Published: July 1, 2009
Not surprisingly, Gillick has made the declaration that he has a suspicion of transparency as the only correct way to expose "the machinations of the dominant culture." In its place, he applies a kind of blockage to continuous comprehension. The effect is often a mischievous blandness underneath which lies a rich undecidability touched by moments of tenderness for the foibles of human need. There are many routes to follow in his narratives, which are rife with suggestions of flexibility, negotiation, and invention. He speaks of them as "scenarios," schemes that lay out the what-ifs of social and economic order, of what he calls "functional utopias."

Witness his most recent exhibition in New York at the Casey Kaplan gallery, in 2008, with its amusing but ultimately earnest proclamation for a title, "The State Itself Becomes a Super Whatnot." The title was a variation on a theme inscribed on the gallery’s walls, of which other variants served as titles for earlier shows in London and Milan: "The Commune Itself Becomes a Super State" and "The State Itself Becomes a Super Commune." The sculptures were brightly colored in Gillick’s signature manner. They had the pristine formalism of classic Minimalist works by Donald Judd crossed with Sol LeWitt, perhaps, a pastiche of high modern industrial geometries in a more sophisticated version of the palette of LEGO blocks. Their construction was precise. Their visual message was of rational structure, of material clarity. Yet the willful equivocation of these different scenarios for social order provided a riddling contrast to that clarity. To find as a third category a "whatnot" is to offer that ludic open-endedness again: neither hierarchical state nor the egalitarian ethos of the commune, but a shapeless, unidentifiable social entity.

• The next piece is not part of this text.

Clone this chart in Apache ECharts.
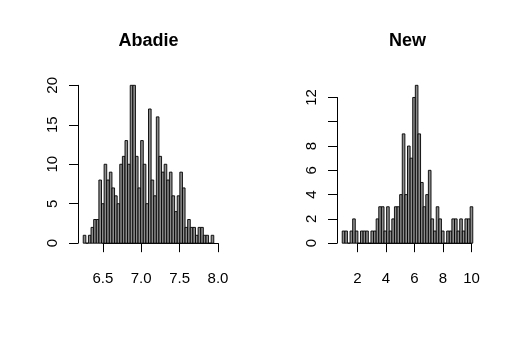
<!DOCTYPE html>
<html>
<head>
<meta charset="utf-8">
<script src="https://cdn.jsdelivr.net/npm/echarts@6/dist/echarts.min.js"></script>
<style>
html, body { margin: 0; padding: 0; background: #fff; }
#main { width: 518px; height: 348px; }
</style>
</head>
<body>
<div id="main"></div>
<script>
var chartDom = document.getElementById('main');
var myChart = echarts.init(chartDom);
var option;

// histogram breaks (first edge + bin width) and counts
var abadieStart = 6.245;
var abadieWidth = 0.034;
var abadieCounts = [1, 0, 1, 2, 3, 3, 8, 5, 10, 8,
                    9, 7, 6, 5, 10, 11, 13, 10, 20, 20,
                    11, 7, 13, 10, 5, 17, 8, 6, 16, 11,
                    9, 10, 8, 9, 6, 4, 6, 9, 7, 2,
                    3, 2, 2, 1, 2, 2, 1, 1, 0, 1];
var abadieXTicks = [6.5, 7.0, 7.5, 8.0];
var abadieYTicks = [0, 5, 10, 15, 20];

var newStart = 0.94;
var newWidth = 0.183;
var newCounts = [1, 1, 0, 1, 2, 1, 0, 1, 1, 1,
                 0, 1, 1, 2, 3, 3, 1, 3, 1, 2,
                 3, 3, 4, 9, 4, 8, 7, 12, 13, 9,
                 5, 3, 4, 6, 2, 1, 3, 2, 1, 0,
                 1, 1, 2, 2, 1, 2, 1, 2, 2, 3];
var newXTicks = [2, 4, 6, 8, 10];
var newYTicks = [0, 2, 4, 6, 8, 10, 12];
// R drops the "10" label on the right panel (overlap)
var newYHidden = [10];

var font = 'Liberation Sans';
var plotTop = 79, plotW = 141, plotH = 170.5;

var grids = [], xAxes = [], yAxes = [], series = [], graphics = [];

function addPanel(title, start, width, counts, xt, yt, hidden, left, digits) {
    var bins = counts.map(function (c, i) {
        return [start + i * width, start + (i + 1) * width, c];
    });
    var xlo = start, xhi = start + counts.length * width;
    var xmin = xlo - 0.04 * (xhi - xlo), xmax = xhi + 0.04 * (xhi - xlo);
    var ytop = Math.max.apply(null, counts);
    var ymin = -0.04 * ytop, ymax = ytop * 1.04;
    var px = function (v) { return left + (v - xmin) / (xmax - xmin) * plotW; };
    var py = function (v) { return plotTop + (ymax - v) / (ymax - ymin) * plotH; };

    // plot region holding the bars (R usr coords)
    var g = grids.length;
    grids.push({ left: left, top: plotTop, width: plotW, height: plotH });
    xAxes.push({ gridIndex: g, type: 'value', min: xmin, max: xmax, show: false });
    yAxes.push({ gridIndex: g, type: 'value', min: ymin, max: ymax, show: false });
    series.push({
        type: 'custom',
        xAxisIndex: g, yAxisIndex: g,
        data: bins,
        encode: { x: [0, 1], y: 2 },
        silent: true,
        renderItem: function (params, api) {
            var p0 = api.coord([api.value(0), api.value(2)]);
            var p1 = api.coord([api.value(1), 0]);
            return {
                type: 'rect',
                shape: { x: p0[0], y: p0[1], width: p1[0] - p0[0], height: p1[1] - p0[1] },
                style: { fill: '#8c8c8c', stroke: '#000', lineWidth: 0.9 }
            };
        }
    });

    // axes only span the tick range, like R
    var a = grids.length;
    var x0 = px(xt[0]), x1 = px(xt[xt.length - 1]);
    var y0 = py(yt[0]), y1 = py(yt[yt.length - 1]);
    grids.push({ left: x0, top: y1, width: x1 - x0, height: y0 - y1 });
    var axisLine = { show: true, lineStyle: { color: '#000', width: 1 } };
    var axisTick = { show: true, length: 9, lineStyle: { color: '#000', width: 1 } };
    xAxes.push({
        gridIndex: a, type: 'value',
        min: xt[0], max: xt[xt.length - 1], interval: xt[1] - xt[0],
        offset: plotTop + plotH - y0,
        axisLine: axisLine, axisTick: axisTick, splitLine: { show: false },
        axisLabel: {
            margin: 22, fontSize: 15, fontFamily: font, color: '#000',
            formatter: function (v) { return v.toFixed(digits); }
        }
    });
    yAxes.push({
        gridIndex: a, type: 'value',
        min: yt[0], max: yt[yt.length - 1], interval: yt[1] - yt[0],
        offset: x0 - left,
        axisLine: axisLine, axisTick: axisTick, splitLine: { show: false },
        axisLabel: {
            margin: 18, rotate: 90, fontSize: 15, fontFamily: font, color: '#000',
            formatter: function (v) { return hidden.indexOf(v) >= 0 ? '' : String(v); }
        }
    });

    graphics.push({
        type: 'text', x: left + plotW / 2, y: 41,
        style: {
            text: title, textAlign: 'center', textVerticalAlign: 'middle',
            font: 'bold 18px "' + font + '"', fill: '#000'
        }
    });
}

addPanel('Abadie', abadieStart, abadieWidth, abadieCounts, abadieXTicks, abadieYTicks, [], 78, 1);
addPanel('New', newStart, newWidth, newCounts, newXTicks, newYTicks, newYHidden, 337, 0);

option = {
    backgroundColor: '#fff',
    animation: false,
    grid: grids,
    xAxis: xAxes,
    yAxis: yAxes,
    graphic: graphics,
    series: series
};

option && myChart.setOption(option);
</script>
</body>
</html>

"A lot of my work is derived from how to get around the singularity problem and instead find multiple sources" as starting points for the work, Gillick has said. "I want to find those moments of flicker where ideologies and forms break down into a multiplicity of potentials." That flicker is Gillick’s door that opens onto alternatives in which society’s mechanisms of production and exchange find routes toward compromise that enliven its people and allow them what the social thinker Jürgen Habermas calls "arenas for individual self-realization and spontaneity."

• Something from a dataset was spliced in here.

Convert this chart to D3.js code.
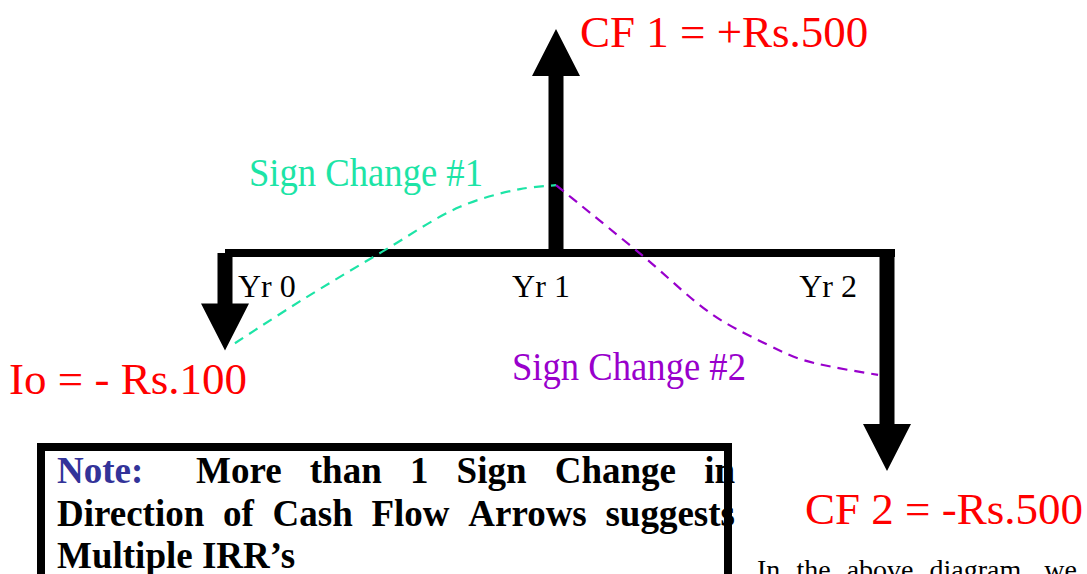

Consider Gillick’s Reciprocal Passage Work (2003), a subtle intervention in a London passageway lined with shops, between two public streets and with gates at either end to be closed and locked if the commercial tenants wish. Gillick often uses colored Perspex or Plexiglas in his work, and here he covered the passage’s overhead lights with it — the slightest inflection can shift the terms of commerce’s rule toward creative individual agency and emancipation. But so slight was his touch that it was much like penciled notes in the margins of a book. It was a barely visible commentary in relation to the weight of the text, and yet its interpretive gravity is like ripples spreading outward from the smallest stone dropped into a pool: invasive, effective, and (however briefly) transformational. The idea that resonates from the work is once again the possibility of a parallel view, a redistribution of small nuances of private energy that tilt in their own ways against unitary power. This is Gillick’s means to create what he called in that significant text "Literally No Place" "a speculative situation, where speculation alone replaces other collective action. Speculation as collectivism."

The theme is common over Gillick’s career, though Reciprocal Passage Work is exceptional for its missing complement of a text. Since his first exhibitions in Europe, the codependency of meanings projected by his interdisciplinary marriage of texts and objects has been a way for him to elicit that sense of what could be called ambi-valence, a multiplicity of meanings. He intends to leave his reader-viewers with a sense of ambiguity that notes what he calls "soft" ideologies, meaning the pervasive and often ambient ways in which the influence of commercial, corporate, and political agendas slips into our lives.